Looking at the worst possible case for PGN for 2016 and it looks difficult at best. The business model for Jackup drillers is based on short term contracts in shallow waters. These units are generally contracted between 6 and 24 months. The day rates are adjusted each time to the current market conditions and well structures.
I am assuming the whole offshore drilling business has collapsed and we are under some sever world natural event as noted by our leader.
PGN will survive 2015 with a profit and good cash flow noting the debt requirement are met.
PGN for 2016 will also survive but wounded with a 2.00 loss and a 150mm positive cash flow.
I have assumed no new and extended contracts with about the same % rates and cost structure.
Debt payments start in 2019.
CB2527 The "collapse" is based on no future business; yet it keeps coming but at a slower pace and less revenue. The "analyst" or "talkers" have forecasts in the above noted ranges. My post was to quantify, put some numbers to the forecast, to see just what the "talkers" are telling the public what this company and others are going to do.
To get to the "talkers" numbers, you have to eliminate all new and extended contracts, which are not going to happen unless we all begin to live on boats.
The drillers are beginning to get inquiries from the operators on available rigs and rates. This is the first step before tenders begin to arrive from the operators. I say we have bottomed out and are beginning to start the long climb back to "normal" .

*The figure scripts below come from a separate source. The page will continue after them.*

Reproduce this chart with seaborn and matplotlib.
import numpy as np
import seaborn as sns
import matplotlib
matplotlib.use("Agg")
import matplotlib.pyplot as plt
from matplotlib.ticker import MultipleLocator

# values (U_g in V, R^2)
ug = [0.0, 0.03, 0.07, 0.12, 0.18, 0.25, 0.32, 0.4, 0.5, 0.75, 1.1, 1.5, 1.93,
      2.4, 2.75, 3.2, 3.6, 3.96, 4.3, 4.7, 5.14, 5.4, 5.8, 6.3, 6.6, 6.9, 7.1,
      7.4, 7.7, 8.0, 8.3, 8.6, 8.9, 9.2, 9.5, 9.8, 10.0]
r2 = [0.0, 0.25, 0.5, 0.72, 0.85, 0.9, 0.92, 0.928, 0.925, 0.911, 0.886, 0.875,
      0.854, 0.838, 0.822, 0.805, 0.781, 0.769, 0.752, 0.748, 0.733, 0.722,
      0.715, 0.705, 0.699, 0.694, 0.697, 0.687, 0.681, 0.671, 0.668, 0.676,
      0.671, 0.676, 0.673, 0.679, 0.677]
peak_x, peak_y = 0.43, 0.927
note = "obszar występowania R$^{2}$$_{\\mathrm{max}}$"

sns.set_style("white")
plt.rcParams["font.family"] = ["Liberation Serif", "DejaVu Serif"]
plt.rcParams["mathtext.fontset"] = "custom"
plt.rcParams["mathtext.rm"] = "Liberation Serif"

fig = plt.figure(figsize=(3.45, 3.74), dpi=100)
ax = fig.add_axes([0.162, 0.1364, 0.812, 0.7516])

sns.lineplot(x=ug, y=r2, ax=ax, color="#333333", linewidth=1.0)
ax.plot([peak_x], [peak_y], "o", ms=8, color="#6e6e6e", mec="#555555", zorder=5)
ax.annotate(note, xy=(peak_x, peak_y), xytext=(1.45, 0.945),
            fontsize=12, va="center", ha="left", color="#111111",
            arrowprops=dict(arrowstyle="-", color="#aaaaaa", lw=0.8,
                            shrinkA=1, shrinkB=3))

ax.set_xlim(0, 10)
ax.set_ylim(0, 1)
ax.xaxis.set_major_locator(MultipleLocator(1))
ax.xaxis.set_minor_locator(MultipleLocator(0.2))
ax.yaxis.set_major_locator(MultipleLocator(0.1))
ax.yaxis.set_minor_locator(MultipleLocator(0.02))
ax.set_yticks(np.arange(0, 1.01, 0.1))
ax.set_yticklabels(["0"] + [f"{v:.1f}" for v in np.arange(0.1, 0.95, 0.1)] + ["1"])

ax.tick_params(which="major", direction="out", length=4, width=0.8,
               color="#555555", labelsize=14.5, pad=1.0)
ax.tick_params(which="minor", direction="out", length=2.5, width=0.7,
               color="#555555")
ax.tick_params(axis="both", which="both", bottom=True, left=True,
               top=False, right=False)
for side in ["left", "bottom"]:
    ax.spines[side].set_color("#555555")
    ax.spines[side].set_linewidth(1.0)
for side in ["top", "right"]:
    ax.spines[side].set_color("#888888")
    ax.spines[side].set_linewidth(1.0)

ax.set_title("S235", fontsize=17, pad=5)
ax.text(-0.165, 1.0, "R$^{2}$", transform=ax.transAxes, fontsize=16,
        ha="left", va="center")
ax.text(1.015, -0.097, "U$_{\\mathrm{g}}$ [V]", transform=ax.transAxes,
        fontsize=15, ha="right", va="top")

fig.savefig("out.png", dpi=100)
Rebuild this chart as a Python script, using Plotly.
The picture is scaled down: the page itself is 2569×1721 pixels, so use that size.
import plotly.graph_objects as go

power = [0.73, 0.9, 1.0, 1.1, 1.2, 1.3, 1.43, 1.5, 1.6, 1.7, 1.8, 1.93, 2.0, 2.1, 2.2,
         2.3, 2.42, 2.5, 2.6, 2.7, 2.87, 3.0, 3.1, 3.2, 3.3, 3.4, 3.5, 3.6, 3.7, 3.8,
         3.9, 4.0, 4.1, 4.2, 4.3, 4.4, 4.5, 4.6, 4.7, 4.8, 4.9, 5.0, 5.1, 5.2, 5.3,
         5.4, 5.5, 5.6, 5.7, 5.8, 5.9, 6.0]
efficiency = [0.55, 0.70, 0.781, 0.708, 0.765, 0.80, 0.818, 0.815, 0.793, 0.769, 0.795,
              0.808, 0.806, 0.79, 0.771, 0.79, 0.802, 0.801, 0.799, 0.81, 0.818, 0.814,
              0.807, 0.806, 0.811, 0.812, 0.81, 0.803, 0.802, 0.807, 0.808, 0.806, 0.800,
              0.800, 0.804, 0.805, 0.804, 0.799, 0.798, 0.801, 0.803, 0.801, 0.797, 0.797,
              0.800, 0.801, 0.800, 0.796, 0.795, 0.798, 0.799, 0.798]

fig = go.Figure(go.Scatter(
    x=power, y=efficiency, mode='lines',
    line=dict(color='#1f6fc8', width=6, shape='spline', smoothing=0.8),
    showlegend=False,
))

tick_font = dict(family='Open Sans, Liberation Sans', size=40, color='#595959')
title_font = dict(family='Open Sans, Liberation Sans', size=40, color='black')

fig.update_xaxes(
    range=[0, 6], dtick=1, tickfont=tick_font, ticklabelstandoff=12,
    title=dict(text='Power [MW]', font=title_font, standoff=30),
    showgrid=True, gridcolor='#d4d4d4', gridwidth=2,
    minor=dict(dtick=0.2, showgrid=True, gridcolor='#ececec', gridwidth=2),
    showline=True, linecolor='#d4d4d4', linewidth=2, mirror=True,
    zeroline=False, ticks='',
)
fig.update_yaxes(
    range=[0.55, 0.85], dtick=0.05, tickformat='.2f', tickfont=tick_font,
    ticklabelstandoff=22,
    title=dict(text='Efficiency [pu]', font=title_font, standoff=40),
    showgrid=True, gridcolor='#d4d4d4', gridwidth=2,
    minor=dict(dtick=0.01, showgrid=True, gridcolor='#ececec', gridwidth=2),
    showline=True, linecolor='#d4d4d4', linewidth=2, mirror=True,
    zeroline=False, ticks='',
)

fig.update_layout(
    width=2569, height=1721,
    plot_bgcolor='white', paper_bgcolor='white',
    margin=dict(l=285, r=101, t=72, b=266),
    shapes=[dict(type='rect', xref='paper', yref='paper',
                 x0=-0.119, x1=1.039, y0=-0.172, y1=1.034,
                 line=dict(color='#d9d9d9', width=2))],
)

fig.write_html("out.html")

They should have about 100mm in cash flow for Q2. If the reset of the quarters come in good, they should be out from under the revolver, if not now. We still have a ways to go in this down cycle.
PGN from the FSR added 3 mm in revenue for the 2nd qtr and $.02 to earnings.
The bottom is starting, then comes more rigs at low rates, then rollovers at higher rates followed with rigs shortages.
HERO is going to file for Chp 11 July 8th giving 97% of the company to debt holders and gain some cash for a new build under construction. PCD is being pursued by ESV, SDRL and RIG for Merger no dice. Only the strong will last, it is getting worse.
If the operators don't wise up soon, they will be hard pressed to get oil from offshore rigs. Maybe "pope/oboma" energy is ready for prime time, a prayer-delusional provides the feeling of moving across the roads and flying the blue heavens on Sprint Air. (:
The changes in maintenance and Danny Boy will add about 11mm to the 2nd qtr revenue and $.02 or so to earnings, or maybe .01 with higher interest expense. I am still looking for high 50s for Q2, from ops. Excluding one time charges. I wonder how much NE will get from the scrap yard for the semi being retired or will China others buy them?
This report will add $100 or so to the 2016 firm contract revenue. Slight revenue and EPS decrease, but rigs are working, that is a good sign, yea at less rate.
Firm revenue for 2015 goes from 1415 to 1414mm. Still holding Q2 EPS in the mid .30s or so.